As President, and not only as husband to his wife and father of his children, or as employee in the private sector such as being a law professor at UChicago before entering politics, Obama is not free to act in such a way as to be able to contribute to the development of human freedom, because he is a mere cog in the machine of the social order, compelled to act in the service of interests, both his own as well as others’.
For Kant, it is only as a public citizen than Obama can exercise any possible influence on free humanity. In other words, it’s not in making policy decisions in his “public” role as President, but only in his speaking, as we would term it, as a “private citizen” that Obama could, for Kant, participate in the furthering of enlightenment, or what he describes as humanity’s emergence from self-incurred immaturity.
This is a tremendous if not preposterous idea of Kant’s, and it serves us well to consider where it comes from. It comes from Rousseau’s idea of the “general will” as something more than the sum of its parts in individual wills, in which the movement of human freedom – both individual and collective – manifests and unfolds.
Kant is taking Rousseau’s radically new conception of human freedom and specifying it as a matter of “enlightenment” and what is meant by this. The apparent peculiarity of Kant’s argument (its counter-intuitive use of categories of public and private, etc.) comes from the obscurity of the desideratum of free humanity as freedom in transformation with which our radical bourgeois philosophers were wrestling as an emergent property of their world (what we take for granted and to which we have thus dulled ourselves).

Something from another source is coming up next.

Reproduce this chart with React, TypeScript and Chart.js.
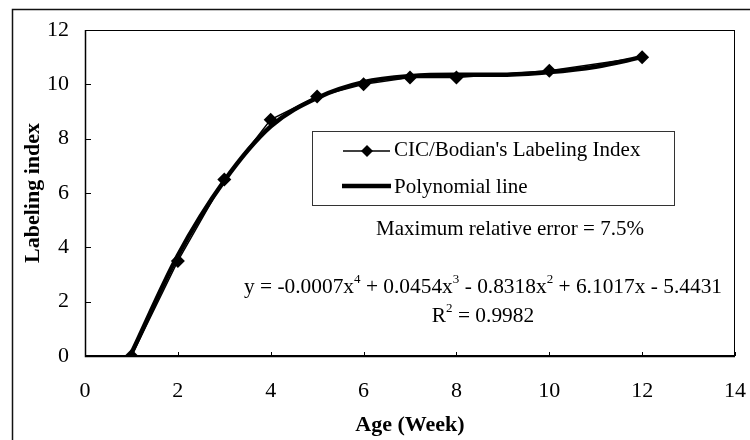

What is this “humanity?” It is not the sum total of human beings, but rather the human social (meaning, for moderns, global-cosmopolitan) collective’s transcendental character, or more than the sum of its parts (hence taking for granted Rousseau’s account of the “general will”).
Kant’s “Cosmopolitan History” is a great and wonderful precursor and point-for-point program for Hegel’s subsequent philosophy of history, which is also followed by Marx and by Marxist politics.—We seek to continue to pursue the “revolution” of which Kant speaks in his “Cosmopolitan History.”

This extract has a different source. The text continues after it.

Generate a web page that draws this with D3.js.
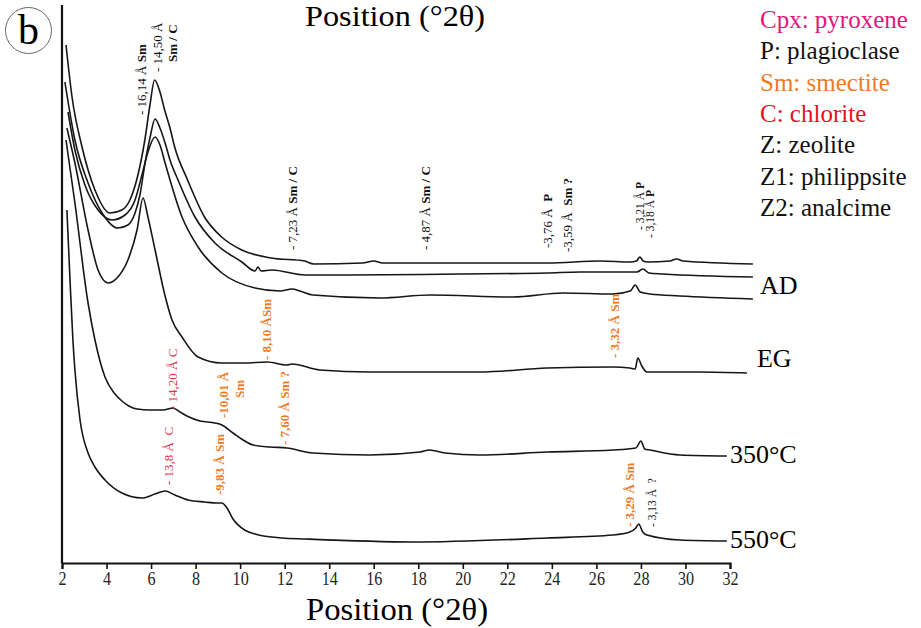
<!DOCTYPE html>
<html>
<head>
<meta charset="utf-8">
<script src="https://cdn.jsdelivr.net/npm/d3@7"></script>
<style>
  body { margin: 0; background: #fff; }
  svg { display: block; font-family: "Liberation Serif", "Times New Roman", serif; }
  svg text { font-family: "Liberation Serif", "Times New Roman", serif; }
  .line { fill: none; stroke: #161616; stroke-width: 1.6; stroke-linejoin: round; }
  .axis path, .axis line { stroke: #111; }
</style>
</head>
<body>
<div id="chart"></div>
<script>
// x ticks (°2θ)
var xTicks = [2, 4, 6, 8, 10, 12, 14, 16, 18, 20, 22, 24, 26, 28, 30, 32];

// diffractograms, [°2θ, intensity a.u.] (stacked, offset)
var curveTop = [[2.18,518],[2.45,466],[2.9,416],[3.48,373],[4.15,350],[4.69,353],[5.05,363],[5.41,388],[5.72,423],[5.95,458],[6.16,483],[6.4,471],[6.61,453],[6.85,435],[7.06,416],[7.64,383],[8.4,346],[9.17,326],[10.07,313],[11.4,305],[12.9,302],[13.3,299],[15.5,300],[16.0,302],[16.4,300],[19.3,300],[23.8,300],[26.2,302],[27.5,301],[27.8,302],[27.95,306],[28.1,302],[28.3,301],[29.3,302],[29.6,304],[29.9,302],[33.03,299]];

var curveSecond = [[2.13,481],[2.58,423],[3.17,380],[3.8,350],[4.51,335],[4.96,338],[5.28,350],[5.5,368],[5.73,400],[5.95,425],[6.18,444],[6.4,435],[6.63,420],[6.85,403],[7.21,383],[7.97,346],[8.87,320],[10.08,301],[10.67,292],[10.8,296],[10.94,292],[11.43,293],[12.91,288],[14.8,288],[19.87,289],[23.78,290],[25.26,291],[27.82,291],[28.09,294],[28.36,290],[28.99,289],[33.03,286]];

var curveAD = [[2.27,451],[2.58,413],[3.03,378],[3.62,353],[4.25,343],[4.83,348],[5.28,363],[5.59,388],[5.86,411],[6.18,426],[6.4,418],[6.63,400],[7.39,346],[8.11,316],[9.18,290],[10.67,275],[11.79,272],[12.33,274],[12.69,272],[13.27,268],[16.28,265],[18.52,268],[22.25,266],[24.5,270],[26.74,269],[27.52,272],[27.74,278],[27.97,271],[28.4,269],[29.75,267],[33.03,264]];

var curveEG = [[2.22,435],[2.58,400],[3.17,333],[3.62,293],[4.07,280],[4.51,286],[4.96,303],[5.37,333],[5.64,365],[5.86,346],[6.18,313],[6.63,267],[6.94,243],[7.39,226],[8.11,206],[9.18,200],[10.2,200],[11.2,201],[12.1,198],[12.33,199],[13.58,193],[15.83,191],[20.77,191],[23.78,195],[26.74,196],[27.5,195],[27.74,194],[27.86,205],[28.04,197],[28.27,191],[30.65,191],[32.76,190]];

var curve350 = [[2.18,423],[2.58,360],[3.17,260],[3.48,223],[3.93,186],[4.38,169],[4.69,162],[5.0,157],[5.37,154],[5.95,153],[6.54,153],[6.98,155],[7.3,151],[7.61,147],[8.2,142],[8.87,140],[9.18,138],[9.68,130],[10.13,123],[10.58,118],[11.34,116],[12.1,115],[13.27,110],[15.83,108],[18.08,111],[18.5,113],[19.2,110],[20.77,108],[23.78,111],[26.74,113],[27.77,115],[28.0,122],[28.17,114],[28.4,113],[29.75,108],[31.86,107]];

var curve550 = [[2.22,353],[2.36,283],[2.49,223],[2.58,193],[2.81,143],[3.17,110],[3.48,96],[3.93,83],[4.69,70],[5.59,65],[6.18,69],[6.63,72],[7.07,68],[7.66,63],[8.42,61],[8.96,60],[9.18,60],[9.41,55],[9.68,44],[10.2,33],[10.67,29],[11.88,25],[12.91,24],[17.76,21],[23.78,25],[26.74,28],[27.5,31],[27.77,35],[27.9,39],[28.08,31],[28.27,28],[29.75,23],[31.86,22]];

var curves = [curveTop, curveSecond, curveAD, curveEG, curve350, curve550];
var curveNames = ["", "", "AD", "EG", "350°C", "550°C"];

// peak labels: [°2θ, level, d-spacing text, phase, kind]
var peakLabels = [
  [5.59, 448, "- 16,14 Å ", "Sm", "k"],
  [6.27, 491, "- 14,50 Å", "", "k"],
  [6.94, 501, "", "Sm / C", "k"],
  [12.33, 313, "- 7,23 Å ", "Sm / C", "k"],
  [18.3, 313, "- 4,87 Å ", "Sm / C", "k"],
  [23.78, 315, "-3,76 Å\u00a0\u00a0", "P", "k"],
  [24.72, 311, "-3,59 Å\u00a0\u00a0", "Sm ?", "k"],
  [27.95, 333, "- 3,21 Å ", "P", "s"],
  [28.4, 325, "- 3,18 Å ", "P", "s"],
  [11.2, 203, "- 8,10 Å", "Sm", "o"],
  [26.83, 205, "- 3,32 Å ", "Sm", "o"],
  [6.98, 153, "- 14,20 Å ", "C", "r"],
  [9.23, 145, "-10,01 Å", "", "o"],
  [9.99, 165, "", "Sm", "o"],
  [12.01, 118, "- 7,60 Å ", "Sm ?", "o"],
  [6.76, 78, "- 13,8 Å\u00a0\u00a0", "C", "r"],
  [9.09, 68, "-9,83 Å ", "Sm", "o"],
  [27.5, 36, "- 3,29 Å ", "Sm", "o"],
  [28.5, 36, "- 3,13 Å\u00a0\u00a0", "?", "g"]
];

var legendItems = ["Cpx: pyroxene", "P: plagioclase", "Sm: smectite", "C: chlorite", "Z: zeolite", "Z1: philippsite", "Z2: analcime"];
var legendColors = ["#e2157c", "#111", "#f07a1e", "#e3121d", "#111", "#111", "#111"];

var drawChart = function() {
  var margin = { top: 5, right: 191, bottom: 65, left: 62 },
      width = 921 - margin.left - margin.right,
      height = 628 - margin.top - margin.bottom;

  var serif = "'Liberation Serif', 'Times New Roman', serif";

  var x = d3.scaleLinear().domain([2, 32]).range([0, width]);
  var y = d3.scaleLinear().domain([0, 558]).range([height, 0]);

  var line = d3.line()
               .x(function(d) { return x(d[0]); })
               .y(function(d) { return y(d[1]); })
               .curve(d3.curveMonotoneX);

  var svg = d3.select("#chart").append("svg")
              .attr("width", 921)
              .attr("height", 628)
              .attr("font-family", serif);

  var g = svg.append("g")
             .attr("transform", "translate(" + margin.left + "," + margin.top + ")");

  // curves
  g.selectAll(".line")
    .data(curves)
    .enter().append("path")
    .attr("class", "line")
    .attr("d", line);

  // curve names at the right end
  var nameDx = [0, 0, 7, 10, 3, 3],
      nameDy = [0, 0, -5, -6, 7, 7];
  curves.forEach(function(c, i) {
    if (!curveNames[i]) return;
    var last = c[c.length - 1];
    g.append("text")
      .attr("x", x(last[0]) + nameDx[i])
      .attr("y", y(last[1]) + nameDy[i])
      .style("font-size", "26px")
      .text(curveNames[i]);
  });

  // x axis
  var xAxis = g.append("g")
    .attr("class", "axis")
    .attr("font-family", serif)
    .attr("transform", "translate(0," + height + ")")
    .call(d3.axisBottom(x).tickValues(xTicks).tickSize(6).tickPadding(3).tickFormat(d3.format("d")));
  xAxis.select(".domain").attr("stroke-width", 2.2);
  xAxis.selectAll(".tick line").attr("stroke-width", 1.6);
  xAxis.selectAll("text")
    .style("font-size", "19px")
    .attr("fill", "#222")
    .attr("transform", "scale(0.85,1)");

  // y axis line (no ticks)
  g.append("line")
    .attr("x1", 0).attr("x2", 0)
    .attr("y1", 0).attr("y2", height)
    .attr("stroke", "#111")
    .attr("stroke-width", 2.2);

  // axis titles
  svg.append("text")
    .style("text-anchor", "middle")
    .style("font-size", "32px")
    .attr("x", 397)
    .attr("y", 620)
    .attr("textLength", 182)
    .attr("lengthAdjust", "spacingAndGlyphs")
    .text("Position (°2θ)");

  svg.append("text")
    .style("text-anchor", "middle")
    .style("font-size", "29px")
    .attr("x", 395)
    .attr("y", 26)
    .attr("textLength", 180)
    .attr("lengthAdjust", "spacingAndGlyphs")
    .text("Position (°2θ)");

  // panel letter
  svg.append("circle")
    .attr("cx", 28.5).attr("cy", 30.5).attr("r", 23)
    .attr("fill", "none").attr("stroke", "#666").attr("stroke-width", 1);
  svg.append("text")
    .style("text-anchor", "middle")
    .style("font-size", "42px")
    .attr("x", 28.5).attr("y", 44)
    .text("b");

  // peak labels (rotated)
  var kindColor = { k: "#111", s: "#111", g: "#222", o: "#f07a1e", r: "#e8304a" };
  peakLabels.forEach(function(p) {
    var kind = p[4];
    var t = g.append("text")
      .attr("transform", "translate(" + x(p[0]) + "," + y(p[1]) + ") rotate(-90)")
      .attr("dy", "0.35em")
      .style("font-size", (kind === "s" || kind === "g") ? "11.5px" : "13px")
      .attr("fill", kindColor[kind]);
    t.append("tspan")
      .style("font-weight", kind === "o" ? "bold" : "normal")
      .text(p[2]);
    t.append("tspan")
      .style("font-weight", (kind === "r" || kind === "g") ? "normal" : "bold")
      .text(p[3]);
  });

  // legend
  svg.selectAll(".legend")
    .data(legendItems)
    .enter().append("text")
    .attr("class", "legend")
    .attr("x", 760)
    .attr("y", function(d, i) { return 28 + i * 31.3; })
    .style("font-size", "25px")
    .attr("fill", function(d, i) { return legendColors[i]; })
    .text(function(d) { return d; });
};

drawChart();
</script>
</body>
</html>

The barbarism of our era can only read Kant with a debunking, jaundiced eye, and ignore what they can read right before them in this bracing text.
Kant is very clear here, for instance that if a world of a cosmopolitan civil society is not achieved then Rousseau’s negative opinion of civilization (as polemical mien) and relatively positive estimation of “noble savagery” would be (perversely, against Rousseau’s actual intentions) vindicated. This is what Benjamin will call the “go-for-broke game of history.” History has become a task, to make civilization worthwhile by transcending its history in freedom – in the freedom that civilization both evinces and whose open-ended possibilities it furthers.
We are back to Rousseau’s account of humanity’s unlimited “perfectibility” as that which ails us, but also what tasks us with transformation in freedom, and makes that task capable of fulfillment.
Smith, Kant and Constant, following Rousseau, want to know what about modern society allows this, and thus want to further our consciousness of it, as part and parcel of our practical achievement of it: theirs is the radical project of enlightenment in the service of freedom.